Depuis quelques années, la culture du chanvre revient au goût du jour en Ile-de-France. La filière s’organise pour offrir des débouchés variés à cette plante ancestrale: dans la construction automobile, l’alimentaire ou encore le cosmétique.
« La principale différence avec le cannabis est que le taux de THC est inférieur à 0,2%. On peut très bien le fumer. Ça ne fera aucun effet », avertit Eric Grange, directeur de Planète Chanvre, entreprise qui récolte et transforme la plante.
« Facile à cultiver », le chanvre a « un fort intérêt agronomique », explique Franck Barbier, agriculteur francilien et président de Planète Chanvre. « Une fois semée, la plante ne demande pas d’intervention humaine jusqu’à sa récolte. Aucun produit phytosanitaire n’est nécessaire. Pas besoin d’eau non plus et elle étouffe les mauvaises herbes. » Une plante qui se conduit comme un « aspirateur des sols ».
Ainsi, une culture de blé peut gagner « jusqu’à 10% de rendement » après le passage du chanvre, indique Rémi Baudouin, conseiller à la chambre d’agriculture d’Ile-de-France.
Ces arguments ont séduit près de 200 agriculteurs franciliens qui y consacrent 2.200 hectares, principalement en Seine-et-Marne et dans l’Essonne. La superficie a doublé en 8 ans, précise la chambre d’agriculture.

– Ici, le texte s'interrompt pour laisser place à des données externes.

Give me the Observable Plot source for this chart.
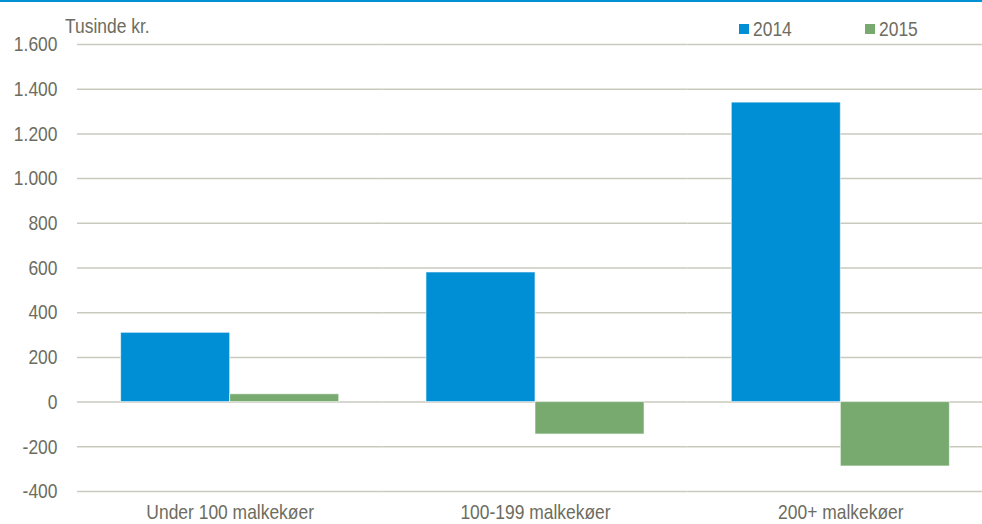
<!DOCTYPE html>
<html>
<head>
<meta charset="utf-8">
<script src="https://cdn.jsdelivr.net/npm/d3@7"></script>
<script src="https://cdn.jsdelivr.net/npm/@observablehq/plot@0.6"></script>
<style>
  html, body { margin: 0; padding: 0; background: #fff; overflow: hidden; width: 982px; height: 524px; }
  #wrap { position: relative; width: 982px; height: 524px; overflow: hidden; }
  #topline { position: absolute; left: 0; top: 0; width: 982px; height: 2px; background: #0090d4; }
  .lbl { position: absolute; font-family: "Liberation Sans", Arial, sans-serif; font-size: 21px; color: #6d6c60; line-height: 1; white-space: nowrap; transform: scaleX(0.83); transform-origin: 0 0; }
  .sw { position: absolute; width: 10px; height: 10px; }
  #chart { position: absolute; left: 0; top: 0; }
</style>
</head>
<body>
<div id="wrap">
  <div id="chart"></div>
  <div id="topline"></div>
  <div class="lbl" id="unit" style="left:65px; top:15px;"></div>
  <div id="legend"></div>
</div>
<script>
const categories = ["Under 100 malkekøer", "100-199 malkekøer", "200+ malkekøer"];
const years = ["2014", "2015"];
const values2014 = [310, 580, 1340];
const values2015 = [35, -145, -288];
const yTicks = [-400, -200, 0, 200, 400, 600, 800, 1000, 1200, 1400, 1600];
const unitLabel = "Tusinde kr.";
const colors = ["#008fd5", "#78aa70"];

const fontFamily = '"Liberation Sans", Arial, sans-serif';
const textColor = "#6d6c60";
const gridColor = "#cac9bf";
const narrow = 0.83;

const data = categories.flatMap((c, i) => [
  {cat: c, year: years[0], value: values2014[i]},
  {cat: c, year: years[1], value: values2015[i]}
]);

const fmt = d => d3.format(",")(d).replace(/,/g, ".").replace("\u2212", "-");

const chart = Plot.plot({
  width: 993,
  height: 524,
  marginLeft: 77,
  marginRight: 0,
  marginTop: 44,
  marginBottom: 33,
  style: {fontFamily, fontSize: "21px", color: textColor, background: "transparent", maxWidth: "none", overflow: "visible"},
  fx: {domain: categories, padding: 0, round: false, label: null},
  x: {domain: years, paddingInner: 0, paddingOuter: 0.4, round: false, axis: null},
  y: {domain: [-400, 1600], label: null, axis: null},
  color: {domain: years, range: colors},
  marks: [
    Plot.ruleY(yTicks, {stroke: gridColor, strokeWidth: 1.5}),
    Plot.barY(data, {fx: "cat", x: "year", y: "value", fill: "year", stroke: "#ffffff", strokeOpacity: 0.6, strokeWidth: 1}),
    Plot.axisY({ticks: yTicks, tickFormat: fmt, tickSize: 0, tickPadding: 20, label: null, fill: textColor}),
    Plot.axisFx({anchor: "bottom", tickSize: 0, tickPadding: 13, label: null, fill: textColor})
  ]
});
document.getElementById("chart").appendChild(chart);
// condense the axis texts to mimic a narrow typeface
chart.querySelectorAll("text").forEach(t => {
  const len = t.getComputedTextLength();
  if (len > 0) {
    t.setAttribute("textLength", len * narrow);
    t.setAttribute("lengthAdjust", "spacingAndGlyphs");
  }
});
document.getElementById("unit").textContent = unitLabel;

const legend = document.getElementById("legend");
const legendX = [739, 865];
years.forEach((y, i) => {
  const sw = document.createElement("div");
  sw.className = "sw";
  sw.style.left = legendX[i] + "px";
  sw.style.top = "24px";
  sw.style.background = colors[i];
  legend.appendChild(sw);
  const t = document.createElement("div");
  t.className = "lbl";
  t.style.left = (legendX[i] + 14) + "px";
  t.style.top = "18px";
  t.textContent = y;
  legend.appendChild(t);
});
</script>
</body>
</html>
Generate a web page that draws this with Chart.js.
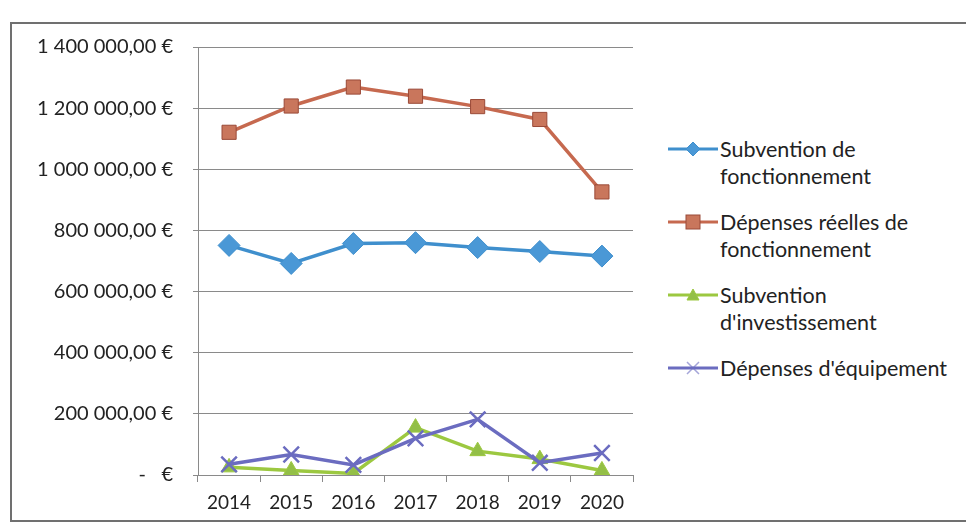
<!DOCTYPE html>
<html>
<head>
<meta charset="utf-8">
<script src="https://cdn.jsdelivr.net/npm/chart.js@4.4.0/dist/chart.umd.min.js"></script>
<style>
  html, body { margin: 0; padding: 0; background: #fff; width: 966px; height: 529px; overflow: hidden; }
  body { font-family: Lato, "Open Sans", sans-serif; color: #222; }
  #frame { position: absolute; left: 10px; top: 22px; width: 990px; height: 496px; border: 2px solid #707070; }
  #wrap { position: absolute; left: 0; top: 0; width: 650px; height: 529px; }
  #legend { position: absolute; left: 668px; top: 136px; width: 300px; }
  .lg-item { display: flex; align-items: flex-start; margin-bottom: 19px; }
  .lg-item svg { flex-shrink: 0; margin-top: 4px; }
  .lg-text { font-size: 21.5px; line-height: 27px; color: #222; margin-left: 2px; white-space: nowrap; }
</style>
</head>
<body>
<div id="frame"></div>
<div id="wrap"><canvas id="chart" width="650" height="529"></canvas></div>
<div id="legend"></div>
<script>
// ── Data ─────────────────────────────────────────────────────────────────────
const years = ['2014', '2015', '2016', '2017', '2018', '2019', '2020'];
const subventionFonct  = [751000, 692000, 757000, 760000, 744000, 731000, 716000];
const depensesReelles  = [1121000, 1207000, 1269000, 1239000, 1205000, 1163000, 926000];
const subventionInvest = [25000, 15000, 5000, 155000, 78000, 52000, 15000];
const depensesEquip    = [35000, 67000, 33000, 120000, 182000, 40000, 72000];
const seriesNames = [
  ['Subvention de', 'fonctionnement'],
  ['Dépenses réelles de', 'fonctionnement'],
  ['Subvention', "d'investissement"],
  ["Dépenses d'équipement"]
];

// ── Formatting ───────────────────────────────────────────────────────────────
function fmtEuro(v) {
  if (v === 0) return '-\u00a0\u00a0\u00a0€';
  const [i, d] = v.toFixed(2).split('.');
  return i.replace(/\B(?=(\d{3})+(?!\d))/g, ' ') + ',' + d + '\u00a0€';
}

const styles = [
  {color: '#3f8fcd', fill: '#4a98d6', point: 'rectRot', r: 11},
  {color: '#c6694f', fill: '#c9765c', point: 'rect', r: 10, border: '#9a4a38'},
  {color: '#9cc840', fill: '#93bf47', point: 'triangle', r: 9},
  {color: '#6b6cc0', fill: '#6b6cc0', point: 'crossRot', r: 11}
];
const values = [subventionFonct, depensesReelles, subventionInvest, depensesEquip];

const datasets = values.map((data, k) => ({
  label: seriesNames[k].join(' '),
  data,
  borderColor: styles[k].color,
  backgroundColor: styles[k].fill,
  pointBackgroundColor: styles[k].fill,
  pointBorderColor: styles[k].border || styles[k].color,
  pointBorderWidth: styles[k].point === 'crossRot' ? 2.5 : 1,
  borderWidth: 3.5,
  pointStyle: styles[k].point,
  pointRadius: styles[k].r,
  tension: 0
}));

// ── Chart ────────────────────────────────────────────────────────────────────
new Chart(document.getElementById('chart'), {
  type: 'line',
  data: { labels: years, datasets: datasets.slice().reverse() },
  options: {
    responsive: false,
    animation: false,
    layout: { padding: { top: 47, right: 17, left: 0, bottom: 0 } },
    plugins: { legend: { display: false }, tooltip: { enabled: false } },
    scales: {
      x: {
        offset: true,
        grid: { offset: true, drawOnChartArea: false, color: '#8a8a8a', tickLength: 7 },
        border: { color: '#8a8a8a', width: 1 },
        ticks: { color: '#222', font: { family: 'Lato', size: 19 }, padding: 9 },
        afterFit: s => { s.height = 54; }
      },
      y: {
        min: 0, max: 1400000,
        ticks: { stepSize: 200000, color: '#222', font: { family: 'Lato', size: 20 }, padding: 20, callback: fmtEuro },
        grid: { color: '#8a8a8a', tickLength: 5 },
        border: { color: '#8a8a8a', width: 1 },
        afterFit: s => { s.width = 198; }
      }
    }
  }
});

// ── Legend ───────────────────────────────────────────────────────────────────
function markerSvg(st) {
  const c = st.color, f = st.fill;
  let m = '';
  if (st.point === 'rectRot') m = `<polygon points="25,2 32,9 25,16 18,9" fill="${f}" stroke="${c}"/>`;
  if (st.point === 'rect') m = `<rect x="18" y="2" width="14" height="14" fill="${f}" stroke="${st.border}"/>`;
  if (st.point === 'triangle') m = `<polygon points="25,3 31,14 19,14" fill="${f}" stroke="${c}"/>`;
  if (st.point === 'crossRot') m = `<path d="M19,3 L31,15 M31,3 L19,15" stroke="${c}" stroke-width="1.5" opacity="0.6"/>`;
  return `<svg width="50" height="18"><line x1="0" y1="9" x2="50" y2="9" stroke="${c}" stroke-width="3"/>${m}</svg>`;
}
document.getElementById('legend').innerHTML = seriesNames.map((lines, k) =>
  `<div class="lg-item">${markerSvg(styles[k])}<div class="lg-text">${lines.join('<br>')}</div></div>`
).join('');
</script>
</body>
</html>
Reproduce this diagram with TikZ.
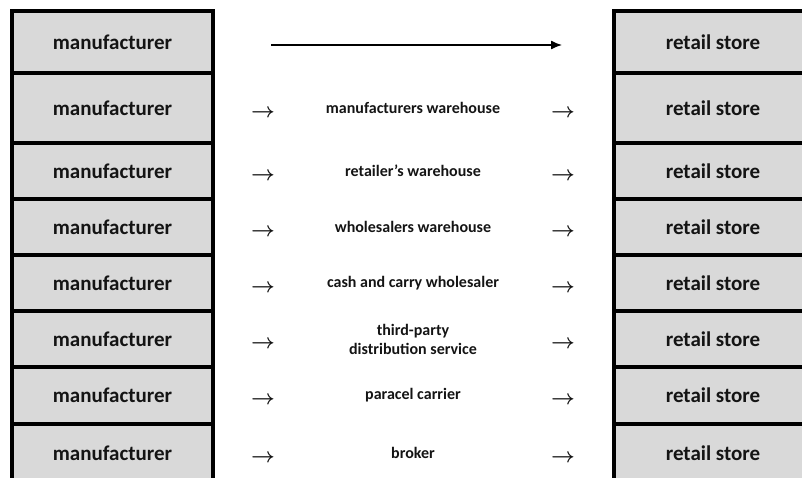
\documentclass[tikz,border=0pt]{standalone}
\usepackage{fontspec}
\setmainfont{Carlito}
\usetikzlibrary{arrows.meta}

\definecolor{boxfill}{HTML}{D9D9D9}
\definecolor{ink}{HTML}{141414}

\tikzset{
  endbox/.style={draw=black, line width=4pt, fill=boxfill, text=ink,
    font=\fontsize{21}{25}\selectfont\bfseries, inner sep=0pt, outer sep=0pt},
  midlabel/.style={text=ink, font=\fontsize{16}{19}\selectfont\bfseries,
    align=center, inner sep=0pt},
  smallarrow/.style={text=ink, font=\fontsize{20}{24}\selectfont\boldmath, inner sep=0pt},
  flow/.style={line width=1.3pt, -{Latex[length=11pt,width=9pt]}}
}

\begin{document}
\begin{tikzpicture}[x=1pt, y=-1pt]
  \useasboundingbox (0,0) rectangle (802,477);
  \clip (0,0) rectangle (802,477);

  % rows: top / bottom edges of each band
  \foreach \i/\top/\bot in {1/11/73, 2/73/143, 3/143/199, 4/199/255,
                            5/255/311, 6/311/367, 7/367/424, 8/424/482}{
    \pgfmathsetmacro{\h}{\bot-\top}
    \pgfmathsetmacro{\yc}{(\top+\bot)/2}
    \node[endbox, minimum width=201pt, minimum height=\h pt]
      (m\i) at (112.5,\yc) {manufacturer};
    \node[endbox, minimum width=198pt, minimum height=\h pt]
      (r\i) at (713,\yc) {retail store};
  }

  % direct route: one long arrow
  \draw[flow] ([xshift=58pt, yshift=-3pt]m1.east) -- ([xshift=-52pt, yshift=-3pt]r1.west);

  % intermediated routes
  \foreach \i/\lbl in {2/manufacturers warehouse, 3/retailer's warehouse,
                       4/wholesalers warehouse, 5/cash and carry wholesaler,
                       6/{third-party\\distribution service},
                       7/paracel carrier, 8/broker}{
    \node[midlabel] (c\i) at (413, 0 |- m\i.center) {\lbl};
    \node[smallarrow] (la\i) at ([yshift=-5pt]263, 0 |- m\i.center) {$\rightarrow$};
    \node[smallarrow] (ra\i) at ([yshift=-5pt]563, 0 |- m\i.center) {$\rightarrow$};
  }
\end{tikzpicture}
\end{document}
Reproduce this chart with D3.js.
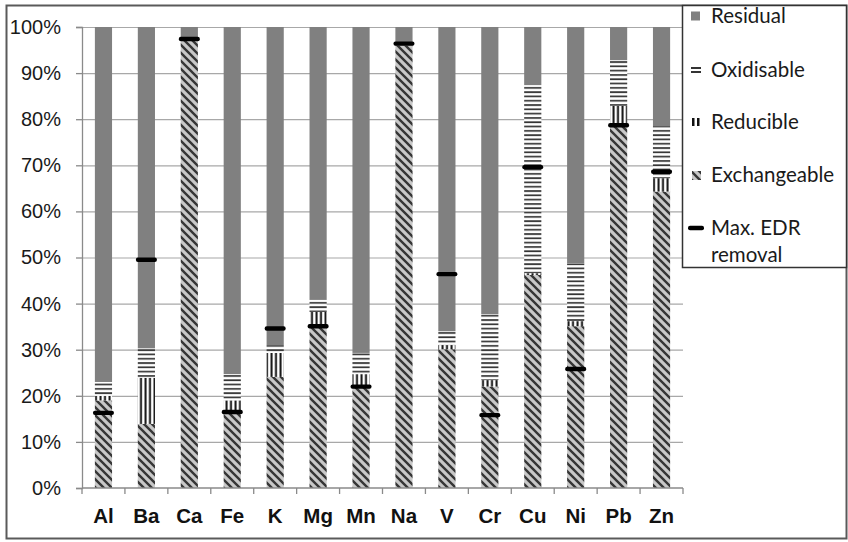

Cette culture avait disparu des parcelles franciliennes jusqu’en 2008.
Tout est bon dans le chanvre
Le chanvre était autrefois utilisé pour les cordages. « On parle de Christophe Colomb et d’autres qui ont traversé les océans grâce au chanvre », raconte M. Grange. « Ensuite, le coton est arrivé et cette industrie a disparu. »
Désormais, les enjeux environnementaux poussent les grands industriels à se pencher à nouveau sur cette plante écologique qui pourra « faire vos jeans de demain », assure-t-il.
« Tout est bon dans le chanvre ». La graine appelée chènevis est riche en omégas 3 et 6. Elle a un goût de noisette et peut se consommer telle quelle. On retrouve aussi le chanvre sous forme de farine, d’huile et de crème cosmétique.
La fibre, partie extérieure de la tige du chanvre, est utilisée dans la papeterie, le textile ou encore la plasturgie. « On allège une voiture en réalisant l’intérieur de la porte en chanvre. Le véhicule sera moins consommateur en essence ou en diesel. C’est ce que recherchent aujourd’hui les grands de l’automobile », explique M. Grange, dont la société équipe des constructeurs allemands.
Béton de chanvre
La chènevotte, le cœur de la tige, permet de fabriquer du béton de chanvre lorsqu’on la mélange à la chaux. « Le procédé n’est pas nouveau. Au Moyen-Age, on l’utilisait pour réaliser les murs des maisons de maîtres », raconte Sébastien Burin, gérant d’une société spécialisée dans la construction en chanvre.
Le dernier projet du jeune trentenaire est la construction d’une école de 1.700 m2. « Ce n’est pas juste de la bricole dans un coin de campagne. On fait de gros bâtiments avec des procédés écologiques et respectueux de l’environnement », défend l’artisan. Sur son chantier aux airs de cuisine expérimentale, le béton de chanvre fabriqué sur place est projeté directement sur l’ossature en bois. En à peine quelques heures, trois murs sont érigés.
Le chanvre a sa carte à jouer en Ile-de-France. « Important bassin alimentaire et de construction », estime le conseiller agricole, Rémi Baudouin. Toutefois, les investissements sont lourds. La production coûte peu mais les outils de transformation sont élevés, notamment la ligne de défibrage qui permet de séparer les différentes parties du chanvre.
Il faut compter « 5-6 millions d’euros au démarrage. Le rendement reste faible par rapport à des cultures comme le blé ou le colza qui dominent le paysage francilien », précise M. Baudouin.
Pour la filière régionale, « le retour du chanvre répond aux attentes de la société ». Elle appelle les pouvoirs publics, les élus, les organismes d’aménagement urbain à « s’emparer de la question et imposer cet outil biosourcé dans les cahiers des charges des appels d’offres publics ».